Past Research Studies
Orthology and phylogeny inference at scale, along with their applications, are my main research interests. I have developed methods and written software in the field of comparative genomics, aiming to enable evolutionary analysis at the scale of the Tree of Life. I contributed to the development of Read2Tree, a fast and accurate method for inferring phylogenies from sequencing reads. I am also the first author of FastOMA, a tool for accurately identifying orthologous genes by distinguishing them from paralogs. This tool makes a significant impact in orthology prediction and addressing the challenges of growing large- scale genomic data.

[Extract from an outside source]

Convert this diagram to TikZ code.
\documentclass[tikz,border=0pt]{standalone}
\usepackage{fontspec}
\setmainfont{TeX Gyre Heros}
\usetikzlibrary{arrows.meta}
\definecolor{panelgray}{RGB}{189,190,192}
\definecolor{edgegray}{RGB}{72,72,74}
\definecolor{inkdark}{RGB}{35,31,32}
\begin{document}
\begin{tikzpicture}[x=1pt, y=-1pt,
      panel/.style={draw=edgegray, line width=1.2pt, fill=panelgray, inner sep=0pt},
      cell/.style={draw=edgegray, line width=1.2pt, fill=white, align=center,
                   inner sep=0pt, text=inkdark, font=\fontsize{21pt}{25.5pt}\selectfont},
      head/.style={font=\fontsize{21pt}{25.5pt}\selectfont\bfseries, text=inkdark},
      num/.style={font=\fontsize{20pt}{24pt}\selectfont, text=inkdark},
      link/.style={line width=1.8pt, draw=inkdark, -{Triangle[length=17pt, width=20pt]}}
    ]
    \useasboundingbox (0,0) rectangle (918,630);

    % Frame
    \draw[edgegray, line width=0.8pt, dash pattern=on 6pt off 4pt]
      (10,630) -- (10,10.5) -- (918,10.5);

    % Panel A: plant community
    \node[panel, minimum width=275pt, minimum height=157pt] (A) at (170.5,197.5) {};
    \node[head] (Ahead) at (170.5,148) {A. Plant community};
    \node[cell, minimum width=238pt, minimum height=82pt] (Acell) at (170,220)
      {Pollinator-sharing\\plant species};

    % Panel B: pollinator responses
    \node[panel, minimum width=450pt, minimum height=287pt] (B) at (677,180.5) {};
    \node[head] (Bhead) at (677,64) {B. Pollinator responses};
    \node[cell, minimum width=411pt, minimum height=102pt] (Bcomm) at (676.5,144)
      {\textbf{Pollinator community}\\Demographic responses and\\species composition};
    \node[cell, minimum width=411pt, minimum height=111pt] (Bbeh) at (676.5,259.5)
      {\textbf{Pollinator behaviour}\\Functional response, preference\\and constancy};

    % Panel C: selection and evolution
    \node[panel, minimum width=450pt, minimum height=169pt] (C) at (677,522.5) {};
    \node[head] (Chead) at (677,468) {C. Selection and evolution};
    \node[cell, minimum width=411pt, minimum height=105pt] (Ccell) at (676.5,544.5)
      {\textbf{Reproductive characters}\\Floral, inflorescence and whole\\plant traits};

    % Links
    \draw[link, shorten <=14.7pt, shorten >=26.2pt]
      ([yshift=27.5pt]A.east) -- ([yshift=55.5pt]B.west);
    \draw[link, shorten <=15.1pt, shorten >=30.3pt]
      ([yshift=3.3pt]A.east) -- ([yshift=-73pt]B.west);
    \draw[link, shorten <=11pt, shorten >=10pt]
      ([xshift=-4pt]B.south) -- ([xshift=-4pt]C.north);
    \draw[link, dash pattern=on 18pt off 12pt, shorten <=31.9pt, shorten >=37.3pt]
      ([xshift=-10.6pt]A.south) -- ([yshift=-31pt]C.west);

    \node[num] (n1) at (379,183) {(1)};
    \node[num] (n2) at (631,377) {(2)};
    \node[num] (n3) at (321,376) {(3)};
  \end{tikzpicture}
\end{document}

Haplotype assembly was the main focus of my PhD, leading to five first-author and two second-author publications. I have developed software for estimating haplotype blocks from single nucleotide variants (SNVs) called from DNA sequencing reads. In one project, I benefited from low-rank matrix recovery in haplotype estimation and applied it to human sequencing data. In another project, I studied hexaploid sweet potato (Ipomoea batatas) using a 10X Genomics linked-read dataset, which resulted in long and accurate haplotypes. A longstanding problem in the field was understanding the limitations of the Minimum Error Correction (MEC) approach in haplotype assembly, for which I developed a solid framework.
Genomic variant benchmark datasets are crucial for assessing the performance of sequencing technologies and analytical methods; however, their development involves multiple sequencing technologies, different variant calling tools, and laborious manual curation. In one study, I reviewed available benchmark datasets and their utility, with a focus on genes of medical relevance. In another study, in collaboration with the Genome in a Bottle team, I co-led an effort to develop a genomic resource by defining various challenging genomic contexts used to investigate the strengths and weaknesses of variant callers, which is published in Nature Communication.
Supervision and mentorship
Graduate students
- Fahimeh Palizban. Inferring copy number variation with cell-free DNA data, University of Lausanne, 2024.
- Arung Maurya. Reconstructing cancer phylogenies with Spatial Transcriptomics, University of Lausanne, 2023.
- Sara Lamei. Analysing biosynthetic pathway of terpenoids in fenugreek using RNA-seq data. Tarbiat Modares University, 2022.
- Rajarshi Mondal. T2T gene annotations of the Major Histocompatibility Complex. Pondicherry University, 2022.
- Samuel Moix. Detecting whole genome duplication using hierarchical orthologous groups, University of Lausanne, 2021. (Now PhD student at the University of Lausanne, Switzerland.)
- Mathijs van Kooten. Creating an ensemble method combining haplotype estimates. Wageningen university, 2019. (Now at Twintos, the Netherlands).
Summer interns
- Ali Yazdizadeh. Importance of phylogenetic rooting for orthology inference, 2022. (Incoming PhD student in Computational Biology, USA.)
- Borbala Banfalvi, Claire Wang, and Petros Liakopoulos. Natural Language Question Answering over Knowledge Graphs, 2022.
- Alina Nicheperovich. Orthology guided model organism selection, 2021. (Now DPhil Candidate at the University of Oxford, UK.)